**Written instruction**
Please output the data below exactly as given, starting at its first line and stopping after the line that contains "import plotly.graph_objects as go".

** start **

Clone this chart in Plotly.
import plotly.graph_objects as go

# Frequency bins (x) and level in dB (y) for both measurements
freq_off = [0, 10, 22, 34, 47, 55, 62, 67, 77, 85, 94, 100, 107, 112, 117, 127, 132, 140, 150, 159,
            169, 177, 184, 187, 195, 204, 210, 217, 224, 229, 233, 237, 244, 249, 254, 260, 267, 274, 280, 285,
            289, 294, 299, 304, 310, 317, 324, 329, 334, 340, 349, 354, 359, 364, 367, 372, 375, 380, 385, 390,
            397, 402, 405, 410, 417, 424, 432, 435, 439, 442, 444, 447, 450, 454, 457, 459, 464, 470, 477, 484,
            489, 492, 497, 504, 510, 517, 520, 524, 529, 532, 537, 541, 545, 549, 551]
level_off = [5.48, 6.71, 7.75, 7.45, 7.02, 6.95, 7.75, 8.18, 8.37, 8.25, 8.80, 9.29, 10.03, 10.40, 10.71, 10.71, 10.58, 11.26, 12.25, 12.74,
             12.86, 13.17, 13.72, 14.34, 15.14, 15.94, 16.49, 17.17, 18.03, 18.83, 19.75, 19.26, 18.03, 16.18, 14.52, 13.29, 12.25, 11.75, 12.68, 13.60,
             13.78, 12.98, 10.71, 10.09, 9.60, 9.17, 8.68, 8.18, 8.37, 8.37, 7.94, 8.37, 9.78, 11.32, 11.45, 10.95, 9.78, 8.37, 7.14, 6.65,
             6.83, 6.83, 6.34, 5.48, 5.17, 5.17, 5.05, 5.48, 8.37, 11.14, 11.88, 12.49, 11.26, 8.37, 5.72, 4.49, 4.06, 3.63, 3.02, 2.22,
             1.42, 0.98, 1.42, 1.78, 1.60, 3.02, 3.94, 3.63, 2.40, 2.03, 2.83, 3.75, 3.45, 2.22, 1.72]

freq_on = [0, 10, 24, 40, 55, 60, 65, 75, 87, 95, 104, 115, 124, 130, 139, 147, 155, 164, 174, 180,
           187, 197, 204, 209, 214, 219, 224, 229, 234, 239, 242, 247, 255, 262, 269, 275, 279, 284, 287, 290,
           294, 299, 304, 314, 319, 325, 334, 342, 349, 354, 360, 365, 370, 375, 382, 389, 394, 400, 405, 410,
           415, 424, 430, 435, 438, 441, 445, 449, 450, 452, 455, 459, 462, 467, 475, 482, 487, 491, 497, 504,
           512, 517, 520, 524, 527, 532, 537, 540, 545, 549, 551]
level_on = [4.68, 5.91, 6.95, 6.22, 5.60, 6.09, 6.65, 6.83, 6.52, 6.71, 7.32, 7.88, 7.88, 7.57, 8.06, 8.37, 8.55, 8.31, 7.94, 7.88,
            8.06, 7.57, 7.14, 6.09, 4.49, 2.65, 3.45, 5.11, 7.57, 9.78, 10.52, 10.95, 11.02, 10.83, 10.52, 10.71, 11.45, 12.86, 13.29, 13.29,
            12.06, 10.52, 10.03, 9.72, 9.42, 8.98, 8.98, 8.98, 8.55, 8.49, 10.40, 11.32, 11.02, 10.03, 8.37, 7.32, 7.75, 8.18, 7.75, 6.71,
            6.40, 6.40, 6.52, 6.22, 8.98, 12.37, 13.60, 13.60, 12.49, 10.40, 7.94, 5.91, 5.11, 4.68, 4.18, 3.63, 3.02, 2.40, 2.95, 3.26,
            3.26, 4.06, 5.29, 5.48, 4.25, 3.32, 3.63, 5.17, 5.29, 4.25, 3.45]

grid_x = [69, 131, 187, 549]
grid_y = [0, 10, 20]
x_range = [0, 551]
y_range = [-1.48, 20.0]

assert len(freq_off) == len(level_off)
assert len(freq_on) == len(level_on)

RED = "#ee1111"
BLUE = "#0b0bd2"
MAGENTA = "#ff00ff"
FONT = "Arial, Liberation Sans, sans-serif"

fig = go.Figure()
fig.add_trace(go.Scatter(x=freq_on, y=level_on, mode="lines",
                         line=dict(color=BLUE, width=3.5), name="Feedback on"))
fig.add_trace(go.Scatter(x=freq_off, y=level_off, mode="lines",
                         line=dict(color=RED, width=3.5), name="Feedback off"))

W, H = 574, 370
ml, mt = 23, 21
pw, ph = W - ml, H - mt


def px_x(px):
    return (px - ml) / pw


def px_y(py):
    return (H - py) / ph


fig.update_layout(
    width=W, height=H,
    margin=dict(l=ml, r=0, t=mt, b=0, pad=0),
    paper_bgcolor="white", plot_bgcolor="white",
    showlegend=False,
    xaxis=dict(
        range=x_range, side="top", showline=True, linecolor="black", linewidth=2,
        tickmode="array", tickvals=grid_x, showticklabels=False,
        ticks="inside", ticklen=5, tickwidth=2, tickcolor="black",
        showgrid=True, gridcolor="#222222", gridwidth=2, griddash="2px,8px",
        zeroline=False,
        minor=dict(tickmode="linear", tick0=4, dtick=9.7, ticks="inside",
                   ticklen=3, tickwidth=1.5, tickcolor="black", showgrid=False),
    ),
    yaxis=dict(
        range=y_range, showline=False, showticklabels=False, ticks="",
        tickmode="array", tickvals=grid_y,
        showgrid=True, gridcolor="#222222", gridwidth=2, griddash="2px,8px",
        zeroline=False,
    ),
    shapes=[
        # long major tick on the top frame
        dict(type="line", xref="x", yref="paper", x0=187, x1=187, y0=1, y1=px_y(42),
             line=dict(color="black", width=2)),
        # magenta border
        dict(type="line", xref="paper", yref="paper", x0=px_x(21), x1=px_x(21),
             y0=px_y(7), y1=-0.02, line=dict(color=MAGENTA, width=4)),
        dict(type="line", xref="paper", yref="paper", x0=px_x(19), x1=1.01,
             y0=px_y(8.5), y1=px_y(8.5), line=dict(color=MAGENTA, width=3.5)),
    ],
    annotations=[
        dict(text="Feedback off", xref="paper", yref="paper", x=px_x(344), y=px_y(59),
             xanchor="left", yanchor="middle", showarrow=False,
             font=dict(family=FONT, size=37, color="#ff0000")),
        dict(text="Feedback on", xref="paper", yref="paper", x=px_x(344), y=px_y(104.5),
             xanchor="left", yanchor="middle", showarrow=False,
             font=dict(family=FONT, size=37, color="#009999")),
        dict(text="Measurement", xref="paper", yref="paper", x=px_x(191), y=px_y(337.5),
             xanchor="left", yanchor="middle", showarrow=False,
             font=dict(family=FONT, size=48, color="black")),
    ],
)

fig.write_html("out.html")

** end **

**Exercise answer**
Clone this chart in Plotly.
import plotly.graph_objects as go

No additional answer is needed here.